Chinese telecom major Huawei has come under the radar of Indian intelligence agencies for being a potential threat to national security after the Australian Security Intelligence Organisation disallowed it to bid for a $37-billion national optical broadband project citing security
“Intelligence agencies were never comfortable with Indian companies installing Huawei equipment in their networks. Now, their concern has been supported by their Australian counterpart,” said an official in knowledge of the development.
On Monday, Australia blocked Huawei from bidding on the proposed national broadband network, an ambitious project that is expected to run high-speed Internet cables throughout the country except some remote homes, for security reasons.
Intelligence agencies have asked the Indian government in the past to ban telecom operators from using Chinese equipment in their networks due to security concerns.
The Intelligence Bureau (IB) has also said that Huawei is controlled by the People’s Liberation Army (PLA).

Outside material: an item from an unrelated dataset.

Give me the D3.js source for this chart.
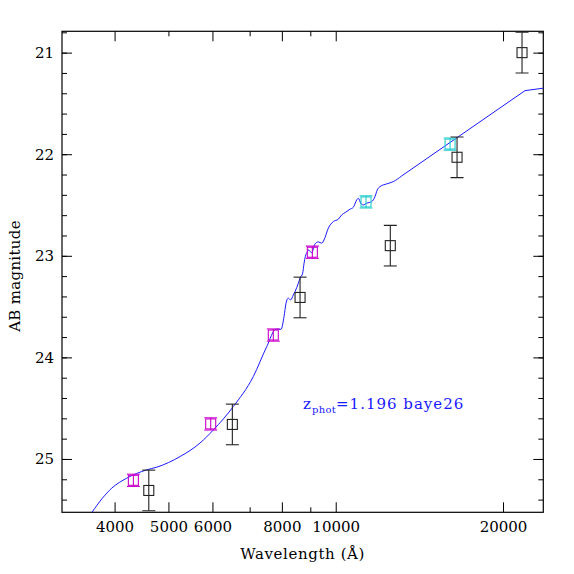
<!DOCTYPE html>
<html lang="en">
<head>
    <meta charset="utf-8">
    <script src="https://d3js.org/d3.v7.min.js"></script>
    <title>SED fit</title>
    <style>
        body { margin: 0; background: #fff; }
        text { font-family: "DejaVu Serif", serif; }
    </style>
</head>
<body>
    <svg width="574" height="574"></svg>
    <script>

        // observed photometry (wavelength in A, AB mag, error)
        var obsWave = [4609, 6516, 8626, 12537, 16531, 21638];
        var obsMag  = [25.31, 24.66, 23.41, 22.90, 22.03, 21.00];
        var obsErr  = [0.2, 0.2, 0.2, 0.2, 0.2, 0.2];

        // model magnitudes in the filters
        var modWave  = [4324, 5957, 7721, 9077, 11337, 16060];
        var modMag   = [25.21, 24.655, 23.78, 22.965, 22.47, 21.90];
        var modErr   = [0.06, 0.06, 0.06, 0.06, 0.06, 0.06];
        var modColor = ["#cc00cc", "#cc00cc", "#cc00cc", "#cc00cc", "#22cccc", "#22cccc"];

        // best-fit template spectrum
        var specWave = [3562, 3644, 3954, 4207, 4571, 4764, 5248, 5697, 6024, 6542, 7107, 7514,
                        7808, 7972, 8072, 8139, 8216, 8299, 8388, 8449, 8565, 8626, 8721, 8770,
                        8816, 8890, 8927, 9053, 9178, 9305, 9436, 9526, 9698, 9901, 10108, 10252,
                        10393, 10610, 10757, 10909, 10982, 11092, 11212, 11370, 11609, 11767, 11879,
                        12013, 12352, 12692, 13140, 21908, 23700];
        var specMag  = [25.607, 25.524, 25.287, 25.189, 25.107, 25.081, 24.976, 24.844, 24.714, 24.484, 24.189, 23.894,
                        23.722, 23.724, 23.598, 23.467, 23.417, 23.434, 23.385, 23.352, 23.270, 23.220, 23.171, 23.073,
                        23.008, 22.959, 22.942, 22.969, 22.883, 22.863, 22.876, 22.844, 22.728, 22.663, 22.640, 22.597,
                        22.575, 22.541, 22.522, 22.450, 22.433, 22.482, 22.499, 22.482, 22.467, 22.417, 22.351,
                        22.319, 22.292, 22.270, 22.214, 21.374, 21.349];
        // beyond this wavelength the template is drawn with straight segments
        var specLinearFrom = 13140;

        var xMajorBottom = [4000, 5000, 6000, 8000, 10000, 20000];
        var xMinorBottom = [7000, 9000];
        var xMajorTop    = [4000, 6000, 8000, 10000, 20000];
        var xMinorTop    = [5000, 7000, 9000];
        var yMajor = [21, 22, 23, 24, 25];
        var yMinor = d3.range(104, 128).map(function (d) { return d / 5; });

        var svg = d3.select("svg");
        var pLeft = 62, pTop = 31.3, pRight = 543.3, pBottom = 512.3;

        var x = d3.scaleLog().domain([3217, 23632]).range([pLeft, pRight]);
        var y = d3.scaleLinear().domain([20.79, 25.525]).range([pTop, pBottom]);

        svg.append("clipPath").attr("id", "clip")
            .append("rect")
            .attr("x", pLeft).attr("y", pTop)
            .attr("width", pRight - pLeft).attr("height", pBottom - pTop);

        function styleAxis(g) {
            g.select(".domain").remove();
            g.selectAll("line").attr("stroke", "#000");
            g.selectAll("text")
                .attr("fill", "#000")
                .style("font-size", "15px")
                .style("font-family", "DejaVu Serif");
        }

        // x axes
        svg.append("g")
            .attr("transform", "translate(0," + pBottom + ")")
            .call(d3.axisBottom(x).tickValues(xMajorBottom).tickSize(-10).tickPadding(9)
                .tickFormat(d3.format("d")))
            .call(styleAxis);
        svg.append("g")
            .attr("transform", "translate(0," + pBottom + ")")
            .call(d3.axisBottom(x).tickValues(xMinorBottom).tickSize(-5).tickFormat(""))
            .call(styleAxis);
        svg.append("g")
            .attr("transform", "translate(0," + pTop + ")")
            .call(d3.axisTop(x).tickValues(xMajorTop).tickSize(-10).tickFormat(""))
            .call(styleAxis);
        svg.append("g")
            .attr("transform", "translate(0," + pTop + ")")
            .call(d3.axisTop(x).tickValues(xMinorTop).tickSize(-5).tickFormat(""))
            .call(styleAxis);

        // y axes
        svg.append("g")
            .attr("transform", "translate(" + pLeft + ",0)")
            .call(d3.axisLeft(y).tickValues(yMinor).tickSize(-5).tickFormat(""))
            .call(styleAxis);
        svg.append("g")
            .attr("transform", "translate(" + pLeft + ",0)")
            .call(d3.axisLeft(y).tickValues(yMajor).tickSize(-10).tickPadding(8)
                .tickFormat(d3.format("d")))
            .call(styleAxis);
        svg.append("g")
            .attr("transform", "translate(" + pRight + ",0)")
            .call(d3.axisRight(y).tickValues(yMinor).tickSize(-5).tickFormat(""))
            .call(styleAxis);
        svg.append("g")
            .attr("transform", "translate(" + pRight + ",0)")
            .call(d3.axisRight(y).tickValues(yMajor).tickSize(-10).tickFormat(""))
            .call(styleAxis);

        // frame
        svg.append("rect")
            .attr("x", pLeft).attr("y", pTop)
            .attr("width", pRight - pLeft).attr("height", pBottom - pTop)
            .attr("fill", "none").attr("stroke", "#000").attr("stroke-width", 1.2);

        var plot = svg.append("g").attr("clip-path", "url(#clip)");

        // template spectrum: smooth part plus straight tail
        var spec = d3.zip(specWave, specMag);
        var smoothPart = spec.filter(function (d) { return d[0] <= specLinearFrom; });
        var linearPart = spec.filter(function (d) { return d[0] >= specLinearFrom; });
        var smoothLine = d3.line()
            .x(function (d) { return x(d[0]); })
            .y(function (d) { return y(d[1]); })
            .curve(d3.curveMonotoneX);
        var straightLine = d3.line()
            .x(function (d) { return x(d[0]); })
            .y(function (d) { return y(d[1]); });
        [[smoothPart, smoothLine], [linearPart, straightLine]].forEach(function (p) {
            plot.append("path")
                .datum(p[0])
                .attr("d", p[1])
                .attr("fill", "none")
                .attr("stroke", "#1a1aff")
                .attr("stroke-width", 1);
        });

        // squares with error bars
        function drawPoints(wave, mag, err, colors) {
            var g = plot.append("g").selectAll("g")
                .data(d3.range(wave.length))
                .enter().append("g")
                .attr("stroke", function (i) { return colors[i]; })
                .attr("stroke-width", 1.1)
                .attr("fill", "none");
            g.append("line")
                .attr("x1", function (i) { return x(wave[i]); })
                .attr("x2", function (i) { return x(wave[i]); })
                .attr("y1", function (i) { return y(mag[i] - err[i]); })
                .attr("y2", function (i) { return y(mag[i] + err[i]); });
            [-1, 1].forEach(function (s) {
                g.append("line")
                    .attr("x1", function (i) { return x(wave[i]) - 6.5; })
                    .attr("x2", function (i) { return x(wave[i]) + 6.5; })
                    .attr("y1", function (i) { return y(mag[i] + s * err[i]); })
                    .attr("y2", function (i) { return y(mag[i] + s * err[i]); });
            });
            g.append("rect")
                .attr("x", function (i) { return x(wave[i]) - 5; })
                .attr("y", function (i) { return y(mag[i]) - 5; })
                .attr("width", 10).attr("height", 10);
        }

        drawPoints(modWave, modMag, modErr, modColor);
        drawPoints(obsWave, obsMag, obsErr, obsWave.map(function () { return "#222"; }));

        // labels
        svg.append("text")
            .attr("x", (pLeft + pRight) / 2)
            .attr("y", 559)
            .attr("text-anchor", "middle")
            .style("font-size", "15px")
            .style("letter-spacing", "0.6px")
            .text("Wavelength (Å)");

        svg.append("text")
            .attr("transform", "translate(20,276)rotate(-90)")
            .attr("text-anchor", "middle")
            .style("font-size", "15px")
            .style("letter-spacing", "0.3px")
            .text("AB magnitude");

        var zt = svg.append("text")
            .attr("x", x(8626) + 3)
            .attr("y", 409)
            .attr("fill", "#1a1aff")
            .style("font-size", "15px")
            .style("letter-spacing", "1px");
        zt.append("tspan").text("z");
        zt.append("tspan").attr("dy", 4).style("font-size", "10px").style("letter-spacing", "0.3px").text("phot");
        zt.append("tspan").attr("dy", -4).text("=1.196 baye26");

    </script>
</body>
</html>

Three years ago, intelligence agencies forced the Department of Telecommunications (DoT) to issue a directive to Bharat Sanchar Nigam Ltd (BSNL) to ban it from buying equipment from Chinese vendors in North and East Zones. Intelligence agencies said that the Chinese equipment should not be used in the border states and in strategic locations.
Later in March 2010, the DoT extended the ban on Chinese equipment to private vendors as well. Five months later, the government released new security guidelines allowing operators to buy from any vendor as long as the companies share their source code with the government. Source code is the software embedded with the equipment.
When contacted, Huawei declined to comment.